**What you need to do:** Starting at the line containing "Emit a LaTeX", copy each line exactly, ending with the line containing "(sp) at (1950,129)". Leave out everything else.

**Extracted records:**
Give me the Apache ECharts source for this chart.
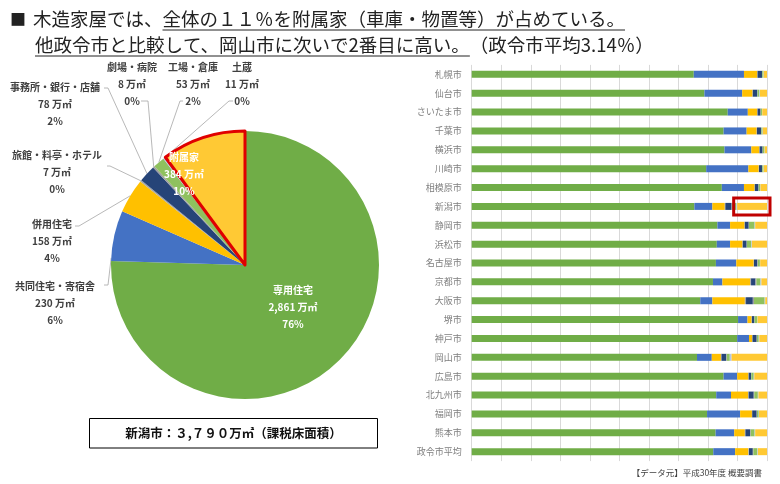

--

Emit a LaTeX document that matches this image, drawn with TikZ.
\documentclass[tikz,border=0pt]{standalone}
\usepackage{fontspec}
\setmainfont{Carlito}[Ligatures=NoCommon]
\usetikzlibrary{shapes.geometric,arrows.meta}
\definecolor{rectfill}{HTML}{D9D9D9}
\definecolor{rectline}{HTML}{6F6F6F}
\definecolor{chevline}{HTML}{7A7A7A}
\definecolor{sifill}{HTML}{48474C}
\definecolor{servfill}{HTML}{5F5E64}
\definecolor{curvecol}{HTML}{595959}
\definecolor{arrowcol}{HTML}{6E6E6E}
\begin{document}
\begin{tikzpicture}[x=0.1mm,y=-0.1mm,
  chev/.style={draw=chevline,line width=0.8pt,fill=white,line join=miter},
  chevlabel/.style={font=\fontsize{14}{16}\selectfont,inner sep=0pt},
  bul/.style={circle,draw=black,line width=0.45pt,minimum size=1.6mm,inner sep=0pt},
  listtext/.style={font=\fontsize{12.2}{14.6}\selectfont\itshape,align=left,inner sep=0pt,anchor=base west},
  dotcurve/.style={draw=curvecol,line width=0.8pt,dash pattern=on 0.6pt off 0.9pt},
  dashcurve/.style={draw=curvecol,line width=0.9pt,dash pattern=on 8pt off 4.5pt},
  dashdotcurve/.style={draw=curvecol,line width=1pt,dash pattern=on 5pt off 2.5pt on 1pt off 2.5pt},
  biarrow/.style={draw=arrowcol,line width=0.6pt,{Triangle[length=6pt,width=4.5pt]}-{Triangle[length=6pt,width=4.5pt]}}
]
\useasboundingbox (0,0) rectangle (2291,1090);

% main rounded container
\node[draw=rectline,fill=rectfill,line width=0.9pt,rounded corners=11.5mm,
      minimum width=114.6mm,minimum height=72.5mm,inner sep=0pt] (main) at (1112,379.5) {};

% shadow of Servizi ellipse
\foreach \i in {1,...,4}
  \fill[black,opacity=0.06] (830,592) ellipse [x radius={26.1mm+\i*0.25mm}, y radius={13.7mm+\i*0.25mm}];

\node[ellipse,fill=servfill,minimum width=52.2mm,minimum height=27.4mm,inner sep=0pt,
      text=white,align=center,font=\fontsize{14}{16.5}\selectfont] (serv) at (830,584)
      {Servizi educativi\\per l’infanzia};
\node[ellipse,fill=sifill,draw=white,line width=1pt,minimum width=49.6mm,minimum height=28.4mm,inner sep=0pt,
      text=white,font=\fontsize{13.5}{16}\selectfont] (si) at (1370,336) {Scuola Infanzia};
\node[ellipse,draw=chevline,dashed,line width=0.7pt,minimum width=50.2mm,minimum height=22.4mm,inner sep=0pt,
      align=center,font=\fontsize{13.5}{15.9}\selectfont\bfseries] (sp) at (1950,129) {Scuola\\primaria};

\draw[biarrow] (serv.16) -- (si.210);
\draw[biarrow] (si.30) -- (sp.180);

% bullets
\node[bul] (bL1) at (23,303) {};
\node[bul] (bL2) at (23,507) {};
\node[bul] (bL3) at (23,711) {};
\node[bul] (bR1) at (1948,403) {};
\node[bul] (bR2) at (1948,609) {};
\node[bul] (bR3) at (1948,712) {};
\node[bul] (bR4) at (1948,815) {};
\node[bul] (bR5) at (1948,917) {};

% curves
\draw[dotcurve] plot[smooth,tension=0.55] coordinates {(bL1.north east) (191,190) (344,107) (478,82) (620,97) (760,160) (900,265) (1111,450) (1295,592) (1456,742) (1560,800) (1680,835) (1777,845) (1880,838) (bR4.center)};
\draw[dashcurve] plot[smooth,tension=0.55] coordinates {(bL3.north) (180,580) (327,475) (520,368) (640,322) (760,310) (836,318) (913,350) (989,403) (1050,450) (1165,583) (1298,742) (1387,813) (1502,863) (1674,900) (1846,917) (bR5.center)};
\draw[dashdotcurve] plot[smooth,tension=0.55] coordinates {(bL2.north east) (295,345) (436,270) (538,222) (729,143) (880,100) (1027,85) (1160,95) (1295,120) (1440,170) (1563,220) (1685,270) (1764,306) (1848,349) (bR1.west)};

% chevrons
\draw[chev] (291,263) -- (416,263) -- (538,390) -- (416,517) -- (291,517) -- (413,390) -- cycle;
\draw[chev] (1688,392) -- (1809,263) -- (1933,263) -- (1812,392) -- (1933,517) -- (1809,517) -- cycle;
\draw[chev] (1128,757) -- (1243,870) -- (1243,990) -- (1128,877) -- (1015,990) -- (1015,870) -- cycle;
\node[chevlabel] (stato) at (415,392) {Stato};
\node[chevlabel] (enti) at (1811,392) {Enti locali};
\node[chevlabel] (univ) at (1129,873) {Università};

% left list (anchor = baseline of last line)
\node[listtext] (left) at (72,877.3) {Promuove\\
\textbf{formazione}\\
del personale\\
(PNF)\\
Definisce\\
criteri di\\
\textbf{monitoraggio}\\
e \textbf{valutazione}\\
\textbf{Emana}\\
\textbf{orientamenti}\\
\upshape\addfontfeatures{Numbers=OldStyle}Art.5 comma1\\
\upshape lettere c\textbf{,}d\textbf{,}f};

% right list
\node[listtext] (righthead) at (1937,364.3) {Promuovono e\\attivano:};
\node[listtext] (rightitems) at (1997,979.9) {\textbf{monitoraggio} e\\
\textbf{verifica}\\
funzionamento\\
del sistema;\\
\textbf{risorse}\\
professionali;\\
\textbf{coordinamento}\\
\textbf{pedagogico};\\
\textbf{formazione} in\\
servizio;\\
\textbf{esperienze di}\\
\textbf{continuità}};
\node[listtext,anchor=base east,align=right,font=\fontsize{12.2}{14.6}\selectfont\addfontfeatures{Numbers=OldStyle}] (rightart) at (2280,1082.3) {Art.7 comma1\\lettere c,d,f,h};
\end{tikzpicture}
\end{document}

**Answer to the task:**
Emit a LaTeX document that matches this image, drawn with TikZ.
\documentclass[tikz,border=0pt]{standalone}
\usepackage{fontspec}
\setmainfont{Carlito}[Ligatures=NoCommon]
\usetikzlibrary{shapes.geometric,arrows.meta}
\definecolor{rectfill}{HTML}{D9D9D9}
\definecolor{rectline}{HTML}{6F6F6F}
\definecolor{chevline}{HTML}{7A7A7A}
\definecolor{sifill}{HTML}{48474C}
\definecolor{servfill}{HTML}{5F5E64}
\definecolor{curvecol}{HTML}{595959}
\definecolor{arrowcol}{HTML}{6E6E6E}
\begin{document}
\begin{tikzpicture}[x=0.1mm,y=-0.1mm,
  chev/.style={draw=chevline,line width=0.8pt,fill=white,line join=miter},
  chevlabel/.style={font=\fontsize{14}{16}\selectfont,inner sep=0pt},
  bul/.style={circle,draw=black,line width=0.45pt,minimum size=1.6mm,inner sep=0pt},
  listtext/.style={font=\fontsize{12.2}{14.6}\selectfont\itshape,align=left,inner sep=0pt,anchor=base west},
  dotcurve/.style={draw=curvecol,line width=0.8pt,dash pattern=on 0.6pt off 0.9pt},
  dashcurve/.style={draw=curvecol,line width=0.9pt,dash pattern=on 8pt off 4.5pt},
  dashdotcurve/.style={draw=curvecol,line width=1pt,dash pattern=on 5pt off 2.5pt on 1pt off 2.5pt},
  biarrow/.style={draw=arrowcol,line width=0.6pt,{Triangle[length=6pt,width=4.5pt]}-{Triangle[length=6pt,width=4.5pt]}}
]
\useasboundingbox (0,0) rectangle (2291,1090);

% main rounded container
\node[draw=rectline,fill=rectfill,line width=0.9pt,rounded corners=11.5mm,
      minimum width=114.6mm,minimum height=72.5mm,inner sep=0pt] (main) at (1112,379.5) {};

% shadow of Servizi ellipse
\foreach \i in {1,...,4}
  \fill[black,opacity=0.06] (830,592) ellipse [x radius={26.1mm+\i*0.25mm}, y radius={13.7mm+\i*0.25mm}];

\node[ellipse,fill=servfill,minimum width=52.2mm,minimum height=27.4mm,inner sep=0pt,
      text=white,align=center,font=\fontsize{14}{16.5}\selectfont] (serv) at (830,584)
      {Servizi educativi\\per l’infanzia};
\node[ellipse,fill=sifill,draw=white,line width=1pt,minimum width=49.6mm,minimum height=28.4mm,inner sep=0pt,
      text=white,font=\fontsize{13.5}{16}\selectfont] (si) at (1370,336) {Scuola Infanzia};
\node[ellipse,draw=chevline,dashed,line width=0.7pt,minimum width=50.2mm,minimum height=22.4mm,inner sep=0pt,
      align=center,font=\fontsize{13.5}{15.9}\selectfont\bfseries] (sp) at (1950,129) {Scuola\\primaria};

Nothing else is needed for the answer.